The landlord’s handling of the resident’s reports of communal repairs to his building

  1. In its stage one complaint response of 12 November 2021, the landlord apologised to the resident, confirmed that it was responsible for the block and core of his building, and added an additional status to its call centre and website to enable faults with the building’s communal areas to be registered. This was appropriate, and it also followed the timescale in its responsive repairs policy for responding to his report of a communal repair there.
  2. This is because the resident reported the faulty communal door entry system at his building to the landlord on 1 September 2021, and he confirmed that it had fixed this 18 calendars days later on 19 September 2021. The repair was classed as a routine non-emergency repair, and so the timeframe for this under the responsive repairs policy was 28 calendar days and was therefore complied with by it.
  3. The resident nevertheless stated that he was unable to report repair issues for the communal areas of the building to the landlord from around the beginning of September 2021 via telephone until late October 2021, and via its website until late November 2021. Although its responsive repairs policy noted that the other methods available to residents to report repairs included emailing it, visiting its office, face to face contact with its staff, and writing letters to it.
  4. However, the resident explained that telephoning the landlord and/or leaving a message via its website were the fastest and most efficient methods to report communal repairs at his building to it. It therefore ought to have had a fast and efficient method of contact available for residents to use to contact it to report such repairs to it at all times, especially in case an emergency repair was needed. The landlord should also have communicated the alternative contact methods still available to residents in the meantime, when calling it and using its website were unavailable.
  5. The resident confirmed that the landlord did correct the issues with reporting communal repairs to it via telephone and its website, although he complained that it should have done so earlier than it did, which he said was within approximately one and two months, respectively. It nevertheless gave no indication as to its response to this, whether it could have communicated alternative contact methods to residents during this period, or how it proposed to prevent this from occurring again in the future. This is because the landlord declined to respond to the resident about its reporting methods for communal repairs after its stage one complaint response, which was inappropriate.
  6. The landlord has therefore been ordered below to pay the resident £70 compensation, which is in line with its compensation calculator’s recommendation for failures of its service as a result of delays, quality or administrative errors. This is to reflect the seriousness of its failure to respond to his reports that it had left residents of his building unable to report repairs to communal areas to it, including emergency repairs, via the quickest and most efficient methods for up to two months. This is particularly because the landlord did so without demonstrating that it had made or communicated suitable alternative arrangements to residents for these, or that it would do so in the future.
  7. The landlord has therefore also been recommended below to review its processes for monitoring the availability of its telephone and online repair reporting channels, communicating when these are not available to residents, and providing them with alternative reporting channels. This is in light of its above failings in the resident’s communal repairs case.

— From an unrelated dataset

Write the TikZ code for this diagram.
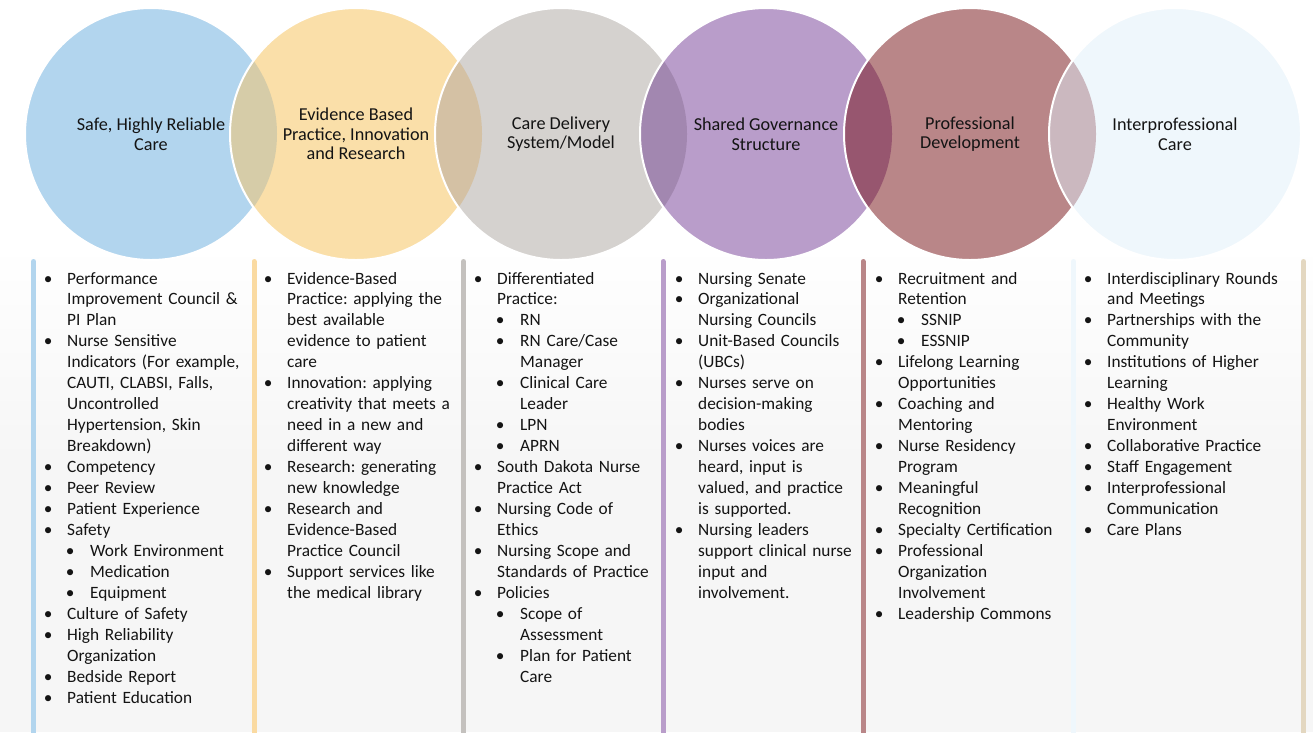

The landlord’s complaint handling

  1. The resident made his stage one complaint on 19 September 2021, and the landlord responded to this on 12 November 2021, which was 39 working days later and so outside of the tenworkingday response timeframe for this in its complaints policy. It therefore ought to have extended its response timescale, contacted him to discuss this and explained the reasons why, as required by the policy.
  2. The resident also stated that the landlord delayed acknowledging his complaint, and its stage one response accepted this, apologised to him and awarded him £50 compensation in recognition of its poor complaint handling. This was appropriate, as the delay was not very excessive and the compensation was within its compensation calculator’s recommendations for poor complaint handling of £0 to £150 compensation based on the impact on him.
  3. Once the landlord received the resident’s final stage complaint of 21 November 2021, it advised him that it would have to contact this Service to find out what aspects of his complaint it would have to respond to. However, there is no evidence that it obtained our guidance before it declined to respond to the complaint from 10 January 2022 onwards. This was unreasonable and took place 12 working days later than the landlord’s complaints policy’s 20-working-day response timescale for final stage complaints.
  4. The landlord’s subsequent final stage complaint escalation refusals to the resident on 17 and 18 January 2022 also declined to respond due to the fullness of its stage one complaint response and him complaining to it again about previous issues. However, there is no evidence that his complaints about its repair reporting systems and complaint management had previously exhausted its complaints procedure.
  5. Moreover, the complaints policy did not permit the landlord to decline final stage complaints due to the fullness of its stage one responses. It could instead only do so if the resident could not provide or explain a reason for the complaint, if this had already completed its complaints procedure, or if his escalation request was made late without valid reasons, but there was no evidence of this either.
  6. This is was inappropriate because the landlord acted contrary to its complaints policy to deny the resident the opportunity to try and resolve his complaint with it at the final stage of its complaints procedure, and so he had to incur additional unnecessary time and trouble to progress this by complaining to this Service. In accordance with its compensation calculator, it has therefore been ordered below to pay him the maximum amount available to it for poor complaint handling of £150, as well as to review its staff’s relevant training needs to try and prevent this from occurring again in the future.

Determination

  1. In accordance with paragraph 54 of the Scheme, there was service failure by the landlord in its handling of the resident’s reports of communal repairs to his building.
  2. In accordance with paragraph 54 of the Scheme, there was maladministration by the landlord in its complaint handling.

Order and Recommendations

  1. The landlord is ordered to pay the resident a total of £270 compensation within four weeks, including the £50 compensation that it previously awarded him, if he has not been paid this already. This is also broken down into £70 for the failure of its service as a result of delays, quality or administrative errors in handling his communal repair reports, and £150 for its poor complaint handling.
  2. It is recommended that the landlord:
    1. Review its staff’s training needs in relation to their application of its complaints policy to ensure their full and timely responses to all eligible complaints at both stages of its complaints procedure in every case.
    2. Review its processes for monitoring the availability of its telephone and online communal repair reporting channels, communicating when these are not available to residents, and providing them with alternative reporting channels.
  3. The landlord shall contact this Service within four weeks to confirm that it has complied with the above order and whether it will follow the above recommendations.